I’m home again. I just got back from college. On my way home I decided to stop at KLCC and went to watch “Harry Potter and The Half Blood Prince”. I’ll make my review after this. I have lots to write in here basically about my life.
~First is about my class. My last class supposed to be finished at 5 today but I asked my lecturer to let me out early. He asked me the reason and I just said I have an appointment. Technically I wasn’t lying because I do have an appointment with my friends but only to watch Harry Potter. I’m sorry Dr. R! I’m not supposed to do so but I had to. Besides I’m quite mad at him (Still it’s not a solid reason for me to do so). He’s being unfair for being too kind to shift our class time. There are six 2nd year students who happened to be in our class. These guys had problem with their schedule because they have a clash in their timetable. Hence they are asking the lecturer to shift the time for them. It’s totally unfair because they should really drop the other subject in order to take this particular subject. My friends and I had the same problem in our previous semester and we actually dropped the subject. We did not beg the lecturer to shift the time for us because it’s totally unfair for other students. It’s our problem so we should find an alternative to solve it without troubling others. My lecturer is kind enough to agree with them and the rest of us are going to have problems soon. I wonder why it is so hard for them to drop the other subject. If you’re keen enough to take this particular subject, you should really drop the other subject. Maybe they’re just too young to understand this simple thing. LOL xD
~Next I just wanted to say it feels good to be home because I don’t have to deal with troubles for a while. There are several things happened to me at college and it makes me feel bad about myself. You know in college we can choose our own roommates and I don’t like this practice since I like to have other people as my roommates. It’s good to have your dearest friends to be your roommates but I just can’t deal with it. It’s as if you’re seeing the same person every single day and you have to do every single thing with them too. It’s far more than enough to meet during classes’ time only. Besides I need some privacy, some time to be alone and etc. Therefore I don’t give a shit to choose roommates. However last semester there’s this one group of my friends asked me to be their roommates and to avoid any misunderstanding I lied to them saying I already chose my roommates. I think I wasn’t really lying at that time. Okay. The conversation goes like this:
Friends: hey have you choose roommates yet?
Me : hurmm..Uh-huh.
Friends: Oh really?
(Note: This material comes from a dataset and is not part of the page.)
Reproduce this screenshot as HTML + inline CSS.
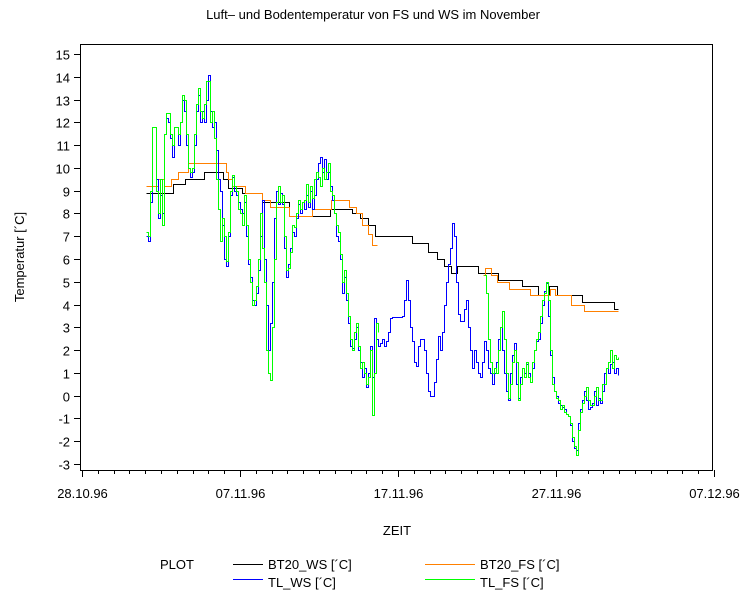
<!DOCTYPE html>
<html><head><meta charset="utf-8">
<style>
html,body{margin:0;padding:0;background:#fff;}
svg{display:block;font-family:"Liberation Sans",sans-serif;}
</style></head>
<body>
<svg id="chart" width="748" height="600" viewBox="0 0 748 600" xmlns="http://www.w3.org/2000/svg">
<text x="373" y="19" font-size="13" text-anchor="middle">Luft– und Bodentemperatur von FS und WS im November</text>
<rect x="80.5" y="44.5" width="632" height="426" fill="none" stroke="#000" stroke-width="1" shape-rendering="crispEdges"/>
<g id="yaxis" shape-rendering="crispEdges"></g>
<g id="xaxis" shape-rendering="crispEdges"></g>
<text transform="translate(24,257) rotate(-90)" font-size="13" text-anchor="middle">Temperatur [´C]</text>
<text x="397" y="535" font-size="13" text-anchor="middle">ZEIT</text>
<g id="series" shape-rendering="crispEdges"></g>
<g font-size="13" shape-rendering="crispEdges">
<text x="160" y="569">PLOT</text>
<line x1="233" y1="564.5" x2="263" y2="564.5" stroke="#000"/>
<text x="268" y="569">BT20_WS [´C]</text>
<line x1="425" y1="564.5" x2="475" y2="564.5" stroke="#ff8000"/>
<text x="480" y="569">BT20_FS [´C]</text>
<line x1="233" y1="579.5" x2="263" y2="579.5" stroke="#0000ff"/>
<text x="268" y="587">TL_WS [´C]</text>
<line x1="425" y1="579.5" x2="475" y2="579.5" stroke="#00ff00"/>
<text x="480" y="587">TL_FS [´C]</text>
</g>
</svg>
<script>
// time in days since 28.10.96 00:00
const xTickLabels = ["28.10.96","07.11.96","17.11.96","27.11.96","07.12.96"];
const xTickDays = [0,10,20,30,40];
const yTicks = [-3,-2,-1,0,1,2,3,4,5,6,7,8,9,10,11,12,13,14,15];
// TL series sampled every 3 h
const tlStep = 0.1266;
const tlWsStart = 4.05;
const tlWs = [7.0,6.8,8.5,11.8,11.8,9.5,7.8,8.8,8.0,11.5,12.2,12.0,11.3,10.5,11.8,11.8,11.0,12.0,13.0,12.5,11.0,10.0,9.6,9.8,11.0,12.5,13.2,12.0,12.5,12.0,13.0,14.1,12.5,11.8,12.0,10.8,9.5,9.0,7.5,6.0,5.7,7.0,8.8,9.6,9.0,8.8,8.5,8.2,8.0,8.5,7.0,5.8,5.2,4.2,4.0,4.5,5.5,7.0,8.6,6.0,4.0,2.0,3.2,5.0,7.8,9.0,8.4,8.9,8.4,6.5,5.2,5.8,6.5,7.2,7.0,7.8,8.4,8.0,8.5,8.2,8.8,8.3,9.0,8.2,8.8,9.5,10.2,10.5,9.8,10.4,9.5,9.8,9.2,8.6,8.0,7.0,6.8,6.0,4.5,5.2,4.2,3.2,2.2,2.1,2.5,3.0,2.0,1.5,0.8,1.2,0.4,1.0,2.2,0.8,3.4,2.5,2.2,2.3,2.5,2.2,2.4,2.8,3.4,3.45,3.45,3.45,3.45,3.45,3.5,4.2,5.1,4.2,3.0,2.4,1.5,1.3,2.2,2.5,2.5,2.0,1.0,0.2,0.0,0.0,0.6,1.6,2.6,2.0,2.8,4.0,5.0,5.8,6.5,7.6,7.0,5.0,3.6,3.3,3.3,3.8,4.2,3.0,2.0,1.2,2.0,1.5,1.0,0.8,1.5,2.4,2.0,1.2,1.0,0.5,1.0,1.5,2.5,3.0,2.0,1.0,0.2,-0.2,1.0,1.8,2.3,0.5,-0.1,0.8,1.2,1.0,1.4,1.0,0.6,1.2,2.0,2.4,2.5,3.2,4.0,4.6,4.95,3.5,1.8,0.8,0.2,0.0,-0.3,-0.4,-0.5,-0.6,-0.8,-0.9,-1.3,-2.0,-2.3,-2.4,-1.2,-0.6,-0.2,0.2,-0.2,-0.6,-0.5,-0.3,0.2,-0.4,-0.1,-0.3,0.2,1.0,1.2,1.0,1.4,1.5,1.0,1.2,0.9];
const tlFsStartA = 4.05;
const tlFsA = [7.2,7.0,9.0,11.8,11.8,9.0,8.0,9.5,7.5,11.5,12.4,12.4,11.5,11.0,11.8,11.8,11.5,12.0,13.2,13.0,11.5,10.0,9.8,10.0,11.5,12.8,13.5,12.5,12.2,12.8,13.8,13.8,12.0,12.5,11.3,9.5,8.2,6.8,7.8,7.0,5.9,7.2,9.0,9.7,9.2,9.0,8.2,8.0,7.5,8.8,7.5,6.0,5.0,4.0,4.2,4.8,6.0,8.0,6.5,5.0,2.0,1.0,0.7,3.0,6.0,8.5,9.2,8.5,8.8,7.0,5.5,5.6,6.3,7.5,7.4,8.0,8.6,8.2,8.5,8.6,9.3,8.5,9.2,8.7,9.5,9.8,9.6,9.2,10.0,9.5,9.8,10.2,9.0,8.8,8.0,7.5,7.2,6.2,5.0,5.5,4.5,3.5,2.5,2.0,2.8,3.2,2.2,1.2,1.5,1.0,0.5,0.8,2.0,-0.85,1.0,3.2,2.8];
const tlFsStartB = 25.44;
const tlFsB = [5.3,4.5,2.5,1.5,1.0,1.2,1.0,2.0,3.0,3.7,2.5,1.0,-0.1,0.5,1.5,2.0,1.5,-0.2,0.5,1.2,0.8,1.5,0.8,0.6,1.5,2.0,2.5,2.8,3.5,4.2,4.5,5.0,4.2,2.0,0.5,0.2,-0.1,-0.2,-0.6,-0.4,-0.7,-0.8,-0.9,-1.2,-1.8,-2.2,-2.6,-1.5,-0.7,-0.3,0.0,0.4,-0.2,-0.4,-0.4,0.0,0.4,-0.2,-0.2,0.5,0.5,1.2,1.5,2.0,1.2,1.8,1.6,1.7];
// BT20 step series: change times (days) and values
const bt20WsDays = [4.05,5.76,6.52,7.72,8.92,9.24,10.13,11.39,13.10,15.70,17.09,17.59,18.10,18.54,20.89,21.90,22.47,22.91,23.35,23.73,25.06,26.33,27.85,28.86,29.56,30.06,31.65,33.67];
const bt20WsVals = [8.9,9.3,9.5,9.8,9.5,9.1,8.9,8.5,7.9,8.2,8.0,7.8,7.5,7.0,6.7,6.3,6.0,5.7,5.4,5.7,5.4,5.1,4.8,4.4,4.8,4.4,4.1,3.8];
const bt20WsEnd = 33.92;
const bt20FsDaysA = [4.05,4.81,5.19,5.63,6.08,6.71,9.11,9.24,9.49,10.32,11.39,11.90,13.10,14.56,15.76,16.90,17.34,17.72,18.10,18.35];
const bt20FsValsA = [9.2,9.5,9.2,9.5,9.8,10.2,9.8,9.5,9.2,8.9,8.6,8.3,7.9,8.2,8.6,8.3,8.0,7.5,7.1,6.6];
const bt20FsEndA = 18.67;
const bt20FsDaysB = [25.38,25.51,25.89,26.27,27.03,28.35,29.62,29.94,30.95,31.77];
const bt20FsValsB = [5.3,5.6,5.3,5.0,4.7,4.4,4.7,4.4,4.0,3.7];
const bt20FsEndB = 33.92;

const NS="http://www.w3.org/2000/svg";
const xs = d => Math.round(82 + d*15.8) + 0.5;
const ys = v => Math.round(54 + (15 - v)*22.78) + 0.5;
function mk(tag, attrs, parent){const e=document.createElementNS(NS,tag);for(const k in attrs)e.setAttribute(k,attrs[k]);parent.appendChild(e);return e;}
const ya=document.getElementById('yaxis'), xa=document.getElementById('xaxis'), sg=document.getElementById('series');
yTicks.forEach(v=>{
  const t=mk('line',{x1:74,x2:80,y1:ys(v),y2:ys(v),stroke:'#000'},ya);
  
  
  const l=mk('text',{x:70,y:ys(v)+5,'font-size':13,'text-anchor':'end'},ya);
  l.textContent=String(v);
  
  
});
for(let d=0; d<=40; d++){
  const major = xTickDays.indexOf(d)>=0;
  const t=mk('line',{x1:xs(d),x2:xs(d),y1:470,y2:major?477:474,stroke:'#000'},xa);
  
  
}
xTickDays.forEach((d,i)=>{
  const l=mk('text',{x:xs(d),y:498,'font-size':13,'text-anchor':'middle'},xa);
  l.textContent=xTickLabels[i];
  
  
});
function stepPath(start, vals){
  let p='';
  vals.forEach((v,i)=>{const x=xs(start+i*tlStep), y=ys(v);
    if(i===0) p+='M'+x+','+y; else p+='H'+x+'V'+y;});
  return p;
}
function stepPath2(days, vals, end){
  let p='';
  days.forEach((d,i)=>{const x=xs(d), y=ys(vals[i]);
    if(i===0) p+='M'+x+','+y; else p+='H'+x+'V'+y;});
  return p+'H'+xs(end);
}
function addPath(d, color, name){
  const e=mk('path',{d:d,fill:'none',stroke:color,'stroke-width':1},sg);
  
  
}
addPath(stepPath2(bt20WsDays,bt20WsVals,bt20WsEnd),'#000','series-bt20-ws');
addPath(stepPath2(bt20FsDaysA,bt20FsValsA,bt20FsEndA),'#ff8000','series-bt20-fs-a');
addPath(stepPath2(bt20FsDaysB,bt20FsValsB,bt20FsEndB),'#ff8000','series-bt20-fs-b');
addPath(stepPath(tlWsStart,tlWs),'#0000ff','series-tl-ws');
addPath(stepPath(tlFsStartA,tlFsA),'#00ff00','series-tl-fs-a');
addPath(stepPath(tlFsStartB,tlFsB),'#00ff00','series-tl-fs-b');
</script>
</body></html>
We don’t have enough members here so we wanted to ask you if you want to share compartment with *ABC. If you say so, it’s okay then.
See? I didn’t exactly utter the word but they managed to get my point. I thought that was the end of it and to my surprise this semester I’m their roommates. How odd is that? Yet *ABC isn’t even in our room because they have to cut her out since they couldn’t find her partner. At least that’s what I think. I don’t know but I felt very bad. It was really awkward for me to deal with them especially *ABC. I’m guilt-ridden. In the first place I should have told them the true reason why I don’t want to choose roommates. It’s better that way as I won’t feel remorseful like this.
Lesson: Don’t lie no matter what. Tells the truth no matter how awkward the situation might be.
I just wanted to highlights few things that I HATE currently.
I HATE my tiny zits - thanks to the new facial wash =[
I HATE to deal with mosquitoes - only in college for this semester.
I HATE that I miss some people so much that it hurts – wish to be with them.
I HATE to act strong and be strong - I don’t really tell people that I’m stressful
I HATE to be guilt-ridden - learning to eradicate the feelings
I HATE it that I never stop whining.